I remember saying back during the Bush years: if the right is forced to choose between liberty and cultural conservatism, they will throw out liberty. The right only supports the freedom to do what they think people should be doing. (Yes, there are similar attitudes in some parts of the left too. There are not many principled defenders of individual liberty.)
Edit: I'm really just arguing that we should call things what they are. Calling MAGA's CCP-like state capitalism a free market is like calling Bernie Sanders or Mamdani communism (they're socialists, not communists, these are not the same) or calling old school conservative republicans fascists. Words mean things.

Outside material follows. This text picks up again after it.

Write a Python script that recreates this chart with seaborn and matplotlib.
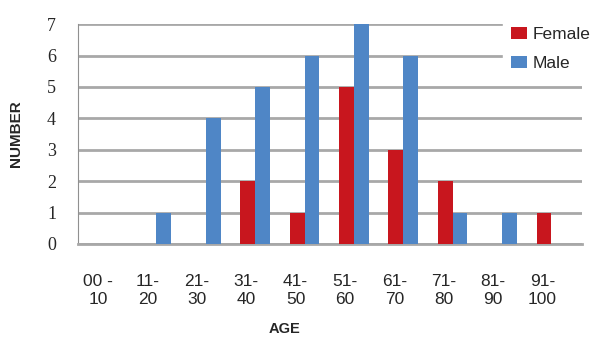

The tariffs are at least partially about crony capitalism if you look how they have repeatedly played out. Announce big, broad, sweeping industry & country level tariffs. Talk to Big Tech execs, quietly delay/rescind specific sub-components or even companies from said tariffs. Rinse & repeat.
The companies left fully paying tariffs are the ones that aren't big enough to have the orange mans ear / "donate" to the ballroom construction.
Tariffs are not free market. A true free market would have zero tariffs.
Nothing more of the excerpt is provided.